Similar demonstrations were held in Birmingham and Huntsville on Sunday.
Amanda Reyes, who runs Yellowhammer Fund, a non-profit body that provides funding to help low-income women obtain abortions, said donations have begun streaming in since passage of the Alabama bill.
Groups this week paid for a small plane carrying a banner “Abortion is Okay!” to circle the capitol and the governor’s mansion.
The Alabama law would make it a felony, punishable by up to 99 years or life in prison to perform an abortion. There would be no punishment for the woman receiving the abortion.
But the protest outside the capitol comes in a state where a majority of voters recently agreed to put anti-abortion language in the Alabama Constitution.
Fifty-nine per cent of state voters in November approved the constitutional amendment saying the state recognises the rights of the “unborn”.
Ms Ivey said in a statement after signing the ban into law: “To the bill’s many supporters, this legislation stands as a powerful testament to Alabamians’ deeply-held belief that every life is precious and that every life is a sacred gift from God.”
The Alabama law has also been criticised by some conservatives who have expressed discomfort over the lack of exceptions for cases of rape and incest.
President Donald Trump, while not mentioning Alabama’s law, wrote in a weekend tweet that he is strongly “pro-life”, but favours exceptions.

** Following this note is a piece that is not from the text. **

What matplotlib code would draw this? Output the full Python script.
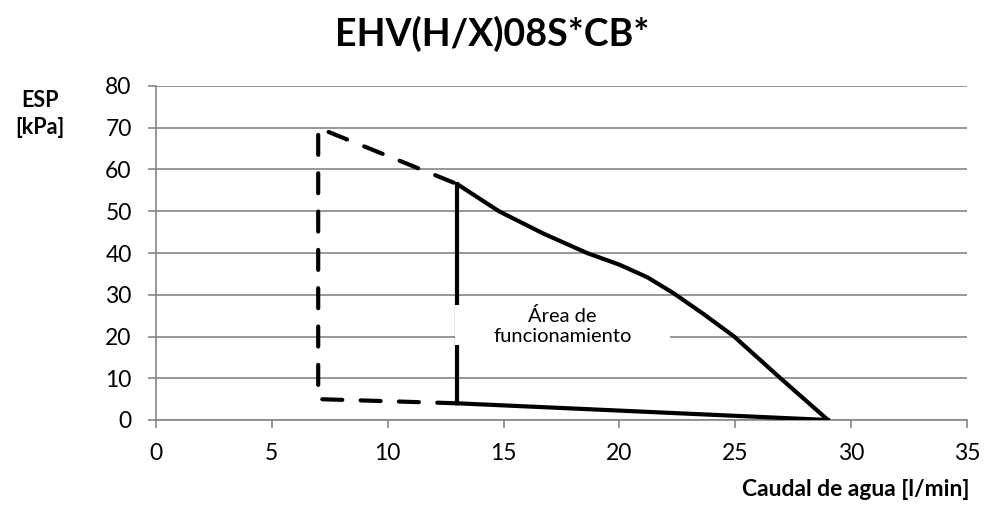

He wrote: “As most people know, and for those who would like to know, I am strongly Pro-Life, with the three exceptions – Rape, Incest and protecting the Life of the mother – the same position taken by Ronald Reagan.”
Terri Collins, the sponsor of the Alabama law, said the purpose is to challenge Roe and added that Alabama legislators can add exemptions if states regain control of abortion access.